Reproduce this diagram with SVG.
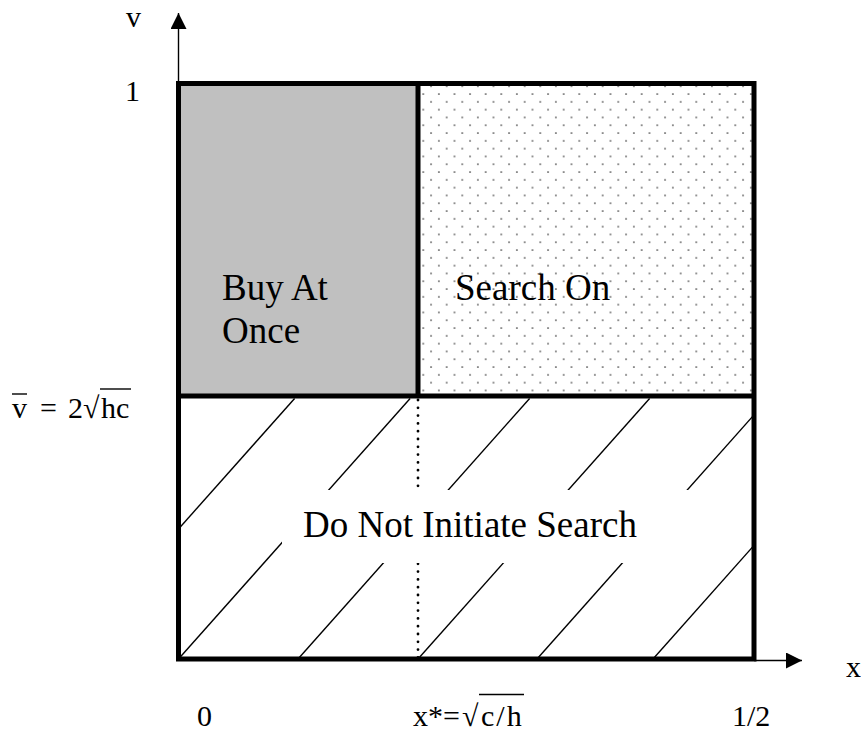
<svg xmlns="http://www.w3.org/2000/svg" width="861" height="734" viewBox="0 0 861 734">
  <style>
    .lbl { font-family: "Liberation Serif", "Times New Roman", serif; font-size: 30px; fill: #000; }
    .region { font-family: "Liberation Serif", "Times New Roman", serif; font-size: 37px; fill: #000; }
    .border { fill: none; stroke: #000; stroke-width: 5; }
    .thin { fill: none; stroke: #000; stroke-width: 1.4; }
    .hatch { fill: none; stroke: #000; stroke-width: 1.4; }
    .dotline { fill: none; stroke: #000; stroke-width: 2.8; stroke-linecap: round; stroke-dasharray: 0 7.8; }
  </style>
  <defs>
    <pattern id="dots" patternUnits="userSpaceOnUse" x="419.4" y="90.1" width="15.6" height="15.6">
      <circle cx="3.9" cy="3.9" r="0.85" fill="#333"/>
      <circle cx="11.7" cy="11.7" r="0.85" fill="#333"/>
    </pattern>
    <marker id="arrow" viewBox="0 0 16 16" refX="16" refY="8" markerWidth="16" markerHeight="16" markerUnits="userSpaceOnUse" orient="auto">
      <path d="M0,0 L16,8 L0,16 Z" fill="#000"/>
    </marker>
  </defs>

  <rect width="861" height="734" fill="#fff"/>

  <!-- axes -->
  <g id="axes">
    <line class="thin" x1="178.5" y1="85" x2="178.5" y2="13" marker-end="url(#arrow)"/>
    <line class="thin" x1="754" y1="660.5" x2="802" y2="660.5" marker-end="url(#arrow)"/>
    <text class="lbl" x="126" y="27">v</text>
    <text class="lbl" x="846" y="677">x</text>
  </g>

  <!-- Buy At Once region -->
  <g id="buy-at-once">
    <rect x="178.5" y="83" width="239.5" height="313" fill="#c0c0c0"/>
    <text class="region" x="222" y="300">Buy At</text>
    <text class="region" x="222" y="343">Once</text>
  </g>

  <!-- Search On region -->
  <g id="search-on">
    <rect x="418" y="84.5" width="336" height="311.5" fill="url(#dots)"/>
    <text class="region" x="455" y="300">Search On</text>
  </g>

  <!-- Do Not Initiate Search region: hatching, label box -->
  <g id="do-not-search">
    <g class="hatch">
      <line x1="178.5" y1="529" x2="294.6" y2="398.5"/>
      <line x1="178.5" y1="659" x2="410.1" y2="398.5"/>
      <line x1="298" y1="659" x2="529.6" y2="398.5"/>
      <line x1="418" y1="659" x2="649.6" y2="398.5"/>
      <line x1="537" y1="659" x2="754" y2="414.9"/>
      <line x1="653" y1="659" x2="754" y2="545.4"/>
    </g>
    <line class="dotline" x1="418" y1="400" x2="418" y2="660"/>
    <rect x="282" y="490" width="430" height="73" fill="#fff"/>
    <text class="region" x="303" y="537">Do Not Initiate Search</text>
  </g>

  <!-- region borders -->
  <g id="borders">
    <rect class="border" x="178.5" y="83.5" width="575.5" height="575.5"/>
    <line class="border" x1="418" y1="83.5" x2="418" y2="396"/>
    <line class="border" x1="178.5" y1="396" x2="754" y2="396"/>
  </g>

  <!-- axis value labels -->
  <g id="y-labels">
    <text class="lbl" x="125" y="101">1</text>
    <text class="lbl" x="12" y="418">v</text>
    <line class="thin" x1="12" y1="394" x2="27" y2="394"/>
    <text class="lbl" x="40" y="418">=</text>
    <text class="lbl" x="68" y="418">2</text>
    <text class="lbl" x="83" y="418">√</text>
    <text class="lbl" x="101" y="418">hc</text>
    <line class="thin" x1="100" y1="389" x2="131" y2="389"/>
  </g>
  <g id="x-labels">
    <text class="lbl" x="197" y="726">0</text>
    <text class="lbl" x="413" y="726">x*=</text>
    <text class="lbl" x="462" y="726">√</text>
    <text class="lbl" x="481" y="726" letter-spacing="2">c/h</text>
    <line class="thin" x1="479" y1="694.5" x2="524" y2="694.5"/>
    <text class="lbl" x="732" y="726">1/2</text>
  </g>
</svg>
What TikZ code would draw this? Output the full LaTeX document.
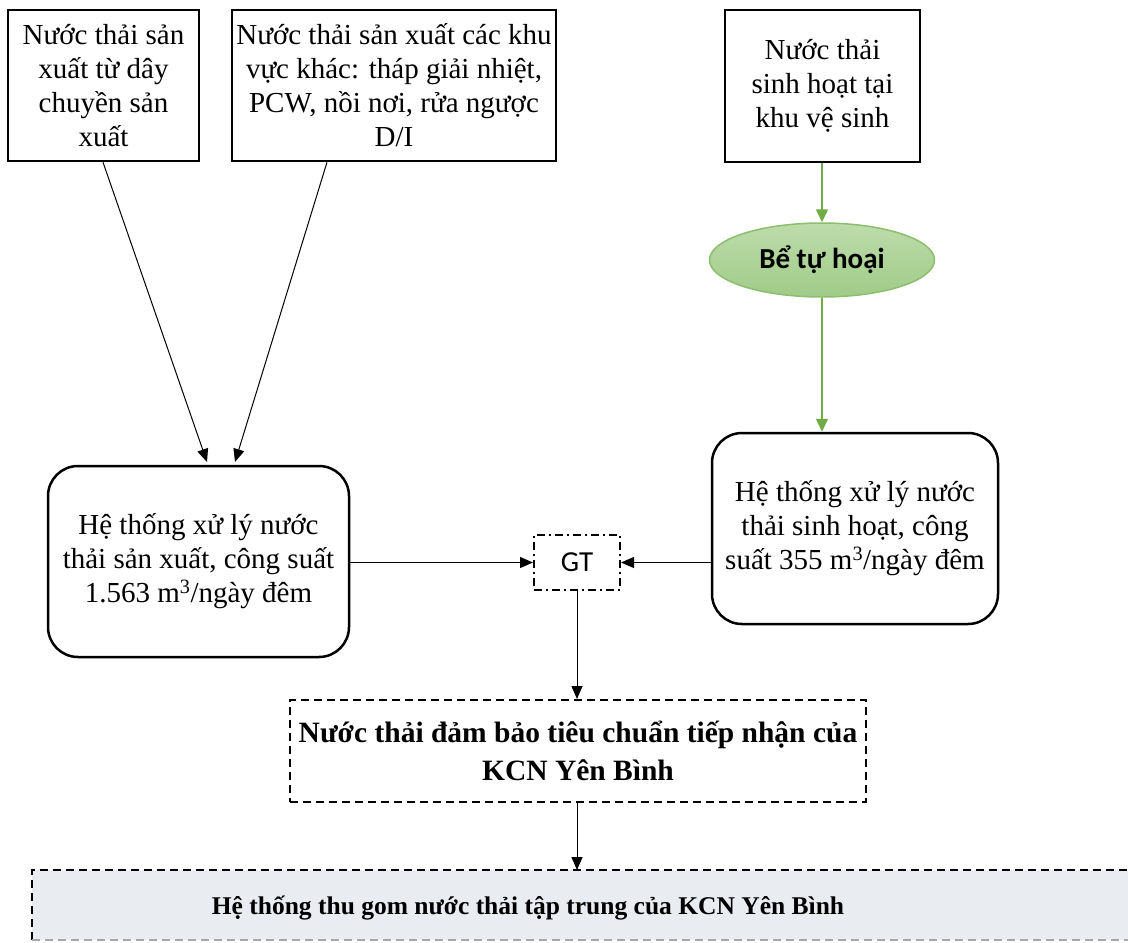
\documentclass[tikz,border=0pt]{standalone}
\usepackage{fontspec}
\setmainfont{Liberation Serif}
\newfontfamily\calfont{Carlito}
\usetikzlibrary{arrows.meta,shapes.geometric}
\definecolor{leaf}{HTML}{70AD47}
\definecolor{leafedge}{HTML}{8CBE6E}
\definecolor{leaftop}{HTML}{BDDCAB}
\definecolor{leafbot}{HTML}{A0CB88}
\definecolor{sinkfill}{HTML}{E9ECF1}
\begin{document}
\begin{tikzpicture}[x=1pt,y=-1pt,
  txt/.style={font=\fontsize{29}{34}\selectfont, align=center, inner sep=0pt},
  srcbox/.style={txt, draw, line width=2.5pt, rectangle},
  plant/.style={txt, draw, line width=2.5pt, rounded corners=30pt},
  tank/.style={ellipse, draw=leafedge, line width=1.5pt, top color=leaftop, bottom color=leafbot,
    font=\calfont\bfseries\fontsize{29}{34}\selectfont, inner sep=0pt},
  junction/.style={draw, line width=2pt, dash pattern=on 8pt off 4pt on 2pt off 4pt,
    font=\calfont\fontsize{29}{34}\selectfont, inner sep=0pt},
  outlet/.style={txt, draw, line width=2pt, dash pattern=on 8pt off 5pt, font=\bfseries\fontsize{29.5}{38}\selectfont},
  flow/.style={line width=1pt, -{Triangle[length=13pt,width=11pt]}},
  gflow/.style={flow, draw=leaf, line width=1.5pt, -{Triangle[length=13pt,width=12pt,fill=leaf]}}
]
\useasboundingbox (0,0) rectangle (1128,943);
\clip (0,0) rectangle (1128,943);
\fill[white] (0,0) rectangle (1128,943);

% sources
\node[srcbox, minimum width=191pt, minimum height=151pt] (srcA) at (103.5,85.5)
  {Nước thải sản\\xuất từ dây\\chuyền sản\\xuất};
\node[srcbox, minimum width=324pt, minimum height=151pt] (srcB) at (394,85.5)
  {Nước thải sản xuất các khu\\vực khác: tháp giải nhiệt,\\PCW, nồi nơi, rửa ngược\\D/I};
\node[srcbox, minimum width=195pt, minimum height=152pt] (srcC) at (822.5,86)
  {Nước thải\\sinh hoạt tại\\khu vệ sinh};

% septic tank
\node[tank, minimum width=225pt, minimum height=74pt] (septic) at (822,260) {Bể tự hoại};

% treatment plants
\node[plant, minimum width=301pt, minimum height=191pt] (plantL) at (198.5,561.5)
  {Hệ thống xử lý nước\\thải sản xuất, công suất\\1.563 m\textsuperscript{3}/ngày đêm};
\node[plant, minimum width=286pt, minimum height=191pt] (plantR) at (855,528.5)
  {Hệ thống xử lý nước\\thải sinh hoạt, công\\suất 355 m\textsuperscript{3}/ngày đêm};

% monitoring point
\node[junction, minimum width=86pt, minimum height=55pt] (gt) at (577,562.5) {GT};

% discharge standard
\node[outlet, minimum width=576pt, minimum height=102pt] (std) at (578,751)
  {Nước thải đảm bảo tiêu chuẩn tiếp nhận của\\KCN Yên Bình};

% central collection system
\fill[sinkfill] (32,870) rectangle (1140,940);
\draw[line width=2pt, dash pattern=on 8pt off 5pt] (32,940) -- (32,870) -- (1140,870);
\draw[line width=2pt, gray!70, dash pattern=on 8pt off 5pt] (32,940) -- (1140,940);
\node[txt, font=\bfseries\fontsize{25.5}{30}\selectfont] (sink) at (528,908)
  {Hệ thống thu gom nước thải tập trung của KCN Yên Bình};
\coordinate (sinktop) at (577,870);

% connectors
\coordinate (aEnd) at (207,462);
\coordinate (bEnd) at (235,462);
\draw[flow] (srcA.south -| 103,0) -- (aEnd);
\draw[flow] (srcB.south -| 327,0) -- (bEnd);
\draw[gflow] (srcC.south -| septic.north) -- (septic.north);
\draw[gflow] (septic.south) -- (septic.south |- plantR.north);
\draw[flow] (plantL.east |- gt.west) -- (gt.west);
\draw[flow] (plantR.west |- gt.east) -- (gt.east);
\draw[flow] (gt.south) -- (gt.south |- std.north);
\draw[flow] (std.south -| sinktop) -- (sinktop);
\end{tikzpicture}
\end{document}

◆ **Problem to solve**: Gather each line in the entries above where the string "this" is found.

◆ **Exercise answer**:
Reproduce this diagram with SVG.
What TikZ code would draw this? Output the full LaTeX document.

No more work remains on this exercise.